**PROBLEM REQUIREMENTS:** Without the pictures, set down the records below word for word.

**ENTRIES PROVIDED:**
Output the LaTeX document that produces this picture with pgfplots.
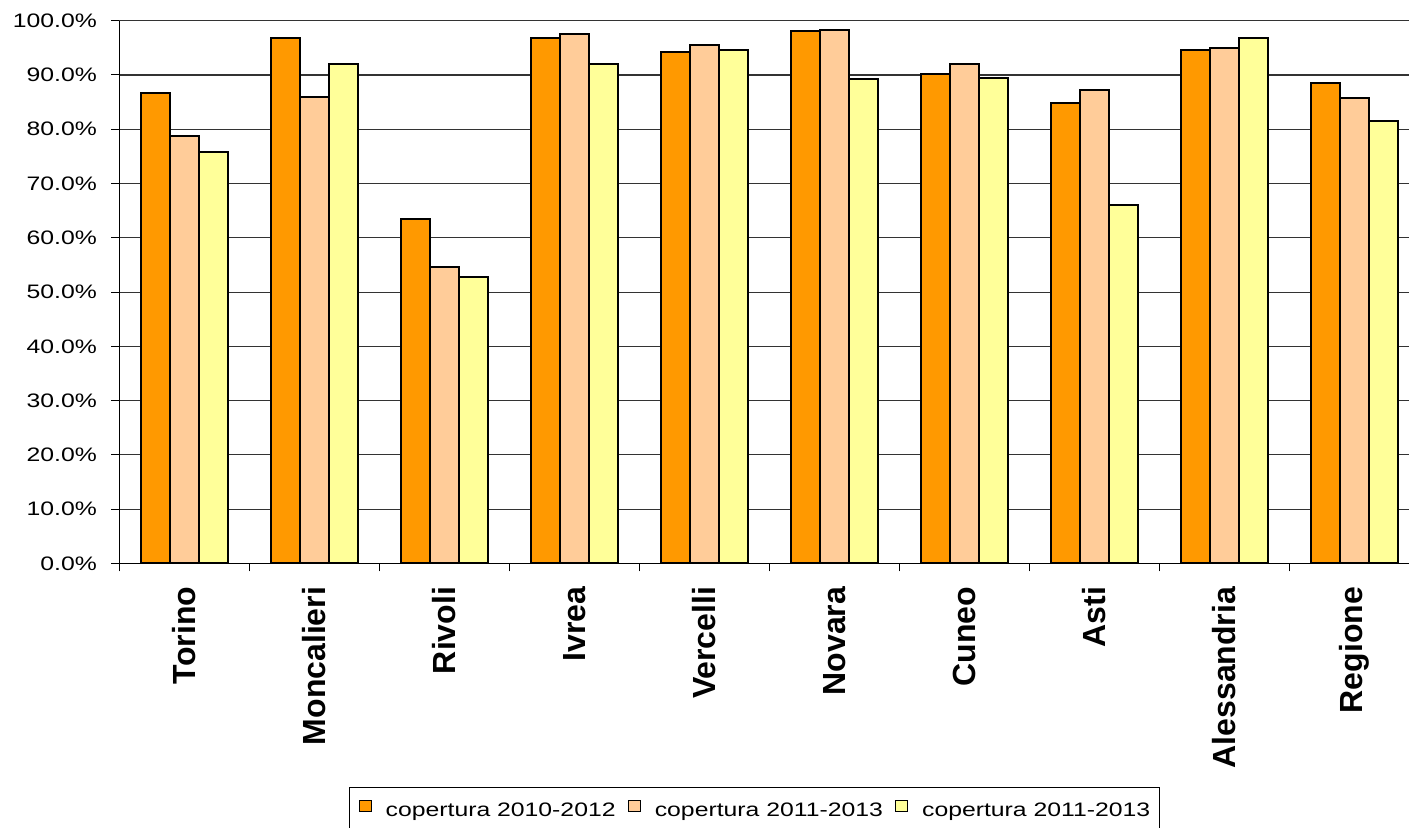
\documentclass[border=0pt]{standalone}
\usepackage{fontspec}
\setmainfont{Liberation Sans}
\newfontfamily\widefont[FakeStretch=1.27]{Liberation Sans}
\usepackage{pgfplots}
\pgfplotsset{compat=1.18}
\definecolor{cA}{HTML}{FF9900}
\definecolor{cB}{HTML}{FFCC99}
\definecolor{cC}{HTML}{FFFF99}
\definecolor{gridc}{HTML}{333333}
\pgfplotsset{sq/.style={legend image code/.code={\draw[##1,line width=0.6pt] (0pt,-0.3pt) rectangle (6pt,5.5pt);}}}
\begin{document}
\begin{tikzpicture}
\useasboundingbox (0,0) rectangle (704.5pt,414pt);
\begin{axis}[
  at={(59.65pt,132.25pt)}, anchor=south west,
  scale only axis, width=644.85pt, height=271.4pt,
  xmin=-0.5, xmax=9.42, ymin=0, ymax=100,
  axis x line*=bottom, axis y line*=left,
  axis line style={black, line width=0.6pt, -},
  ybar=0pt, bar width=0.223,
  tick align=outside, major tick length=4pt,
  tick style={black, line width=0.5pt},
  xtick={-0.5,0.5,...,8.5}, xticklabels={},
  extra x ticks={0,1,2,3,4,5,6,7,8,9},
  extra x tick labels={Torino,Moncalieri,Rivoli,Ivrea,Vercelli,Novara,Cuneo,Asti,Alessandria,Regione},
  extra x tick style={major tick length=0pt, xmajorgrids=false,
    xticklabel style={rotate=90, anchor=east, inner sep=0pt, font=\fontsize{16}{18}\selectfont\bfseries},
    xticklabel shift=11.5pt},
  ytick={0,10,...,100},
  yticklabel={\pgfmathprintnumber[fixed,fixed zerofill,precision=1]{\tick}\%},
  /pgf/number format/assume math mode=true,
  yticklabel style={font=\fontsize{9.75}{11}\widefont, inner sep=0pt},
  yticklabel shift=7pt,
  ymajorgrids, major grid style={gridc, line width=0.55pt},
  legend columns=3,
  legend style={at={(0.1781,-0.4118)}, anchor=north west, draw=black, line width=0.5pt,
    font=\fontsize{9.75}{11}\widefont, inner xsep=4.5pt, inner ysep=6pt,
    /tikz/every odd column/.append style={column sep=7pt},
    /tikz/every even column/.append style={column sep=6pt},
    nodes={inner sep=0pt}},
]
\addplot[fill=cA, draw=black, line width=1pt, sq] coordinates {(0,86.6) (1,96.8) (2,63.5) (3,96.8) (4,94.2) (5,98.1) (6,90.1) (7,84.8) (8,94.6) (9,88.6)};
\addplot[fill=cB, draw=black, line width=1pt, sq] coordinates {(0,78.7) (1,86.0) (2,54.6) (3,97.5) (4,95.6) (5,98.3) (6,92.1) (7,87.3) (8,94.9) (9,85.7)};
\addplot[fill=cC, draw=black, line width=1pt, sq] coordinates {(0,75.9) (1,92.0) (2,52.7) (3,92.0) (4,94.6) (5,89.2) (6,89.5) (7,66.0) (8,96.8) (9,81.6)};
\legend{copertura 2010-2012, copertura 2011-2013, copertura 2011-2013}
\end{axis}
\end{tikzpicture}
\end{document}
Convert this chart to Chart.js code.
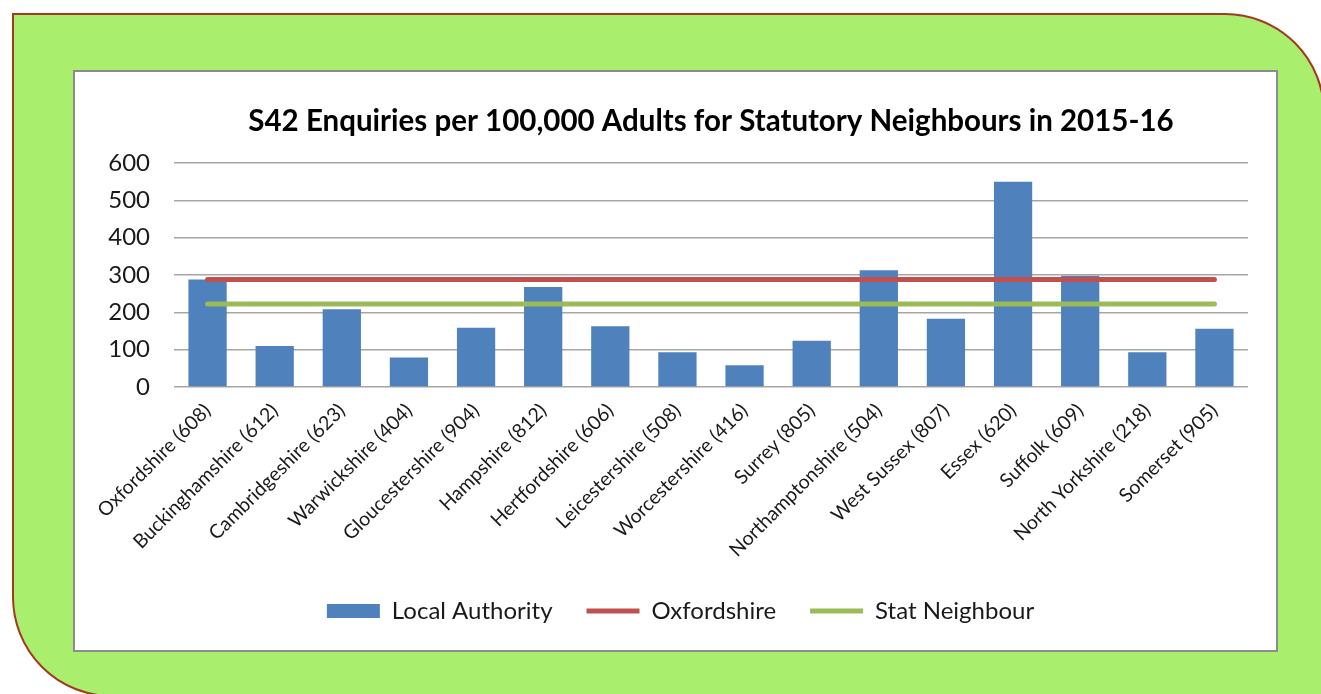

**CORRECT OUTPUT:**
Output the LaTeX document that produces this picture with pgfplots.
\documentclass[border=0pt]{standalone}
\usepackage{fontspec}
\setmainfont{Liberation Sans}
\newfontfamily\widefont[FakeStretch=1.27]{Liberation Sans}
\usepackage{pgfplots}
\pgfplotsset{compat=1.18}
\definecolor{cA}{HTML}{FF9900}
\definecolor{cB}{HTML}{FFCC99}
\definecolor{cC}{HTML}{FFFF99}
\definecolor{gridc}{HTML}{333333}
\pgfplotsset{sq/.style={legend image code/.code={\draw[##1,line width=0.6pt] (0pt,-0.3pt) rectangle (6pt,5.5pt);}}}
\begin{document}
\begin{tikzpicture}
\useasboundingbox (0,0) rectangle (704.5pt,414pt);
\begin{axis}[
  at={(59.65pt,132.25pt)}, anchor=south west,
  scale only axis, width=644.85pt, height=271.4pt,
  xmin=-0.5, xmax=9.42, ymin=0, ymax=100,
  axis x line*=bottom, axis y line*=left,
  axis line style={black, line width=0.6pt, -},
  ybar=0pt, bar width=0.223,
  tick align=outside, major tick length=4pt,
  tick style={black, line width=0.5pt},
  xtick={-0.5,0.5,...,8.5}, xticklabels={},
  extra x ticks={0,1,2,3,4,5,6,7,8,9},
  extra x tick labels={Torino,Moncalieri,Rivoli,Ivrea,Vercelli,Novara,Cuneo,Asti,Alessandria,Regione},
  extra x tick style={major tick length=0pt, xmajorgrids=false,
    xticklabel style={rotate=90, anchor=east, inner sep=0pt, font=\fontsize{16}{18}\selectfont\bfseries},
    xticklabel shift=11.5pt},
  ytick={0,10,...,100},
  yticklabel={\pgfmathprintnumber[fixed,fixed zerofill,precision=1]{\tick}\%},
  /pgf/number format/assume math mode=true,
  yticklabel style={font=\fontsize{9.75}{11}\widefont, inner sep=0pt},
  yticklabel shift=7pt,
  ymajorgrids, major grid style={gridc, line width=0.55pt},
  legend columns=3,
  legend style={at={(0.1781,-0.4118)}, anchor=north west, draw=black, line width=0.5pt,
    font=\fontsize{9.75}{11}\widefont, inner xsep=4.5pt, inner ysep=6pt,
    /tikz/every odd column/.append style={column sep=7pt},
    /tikz/every even column/.append style={column sep=6pt},
    nodes={inner sep=0pt}},
]
\addplot[fill=cA, draw=black, line width=1pt, sq] coordinates {(0,86.6) (1,96.8) (2,63.5) (3,96.8) (4,94.2) (5,98.1) (6,90.1) (7,84.8) (8,94.6) (9,88.6)};
\addplot[fill=cB, draw=black, line width=1pt, sq] coordinates {(0,78.7) (1,86.0) (2,54.6) (3,97.5) (4,95.6) (5,98.3) (6,92.1) (7,87.3) (8,94.9) (9,85.7)};
\addplot[fill=cC, draw=black, line width=1pt, sq] coordinates {(0,75.9) (1,92.0) (2,52.7) (3,92.0) (4,94.6) (5,89.2) (6,89.5) (7,66.0) (8,96.8) (9,81.6)};
\legend{copertura 2010-2012, copertura 2011-2013, copertura 2011-2013}
\end{axis}
\end{tikzpicture}
\end{document}
Convert this chart to Chart.js code.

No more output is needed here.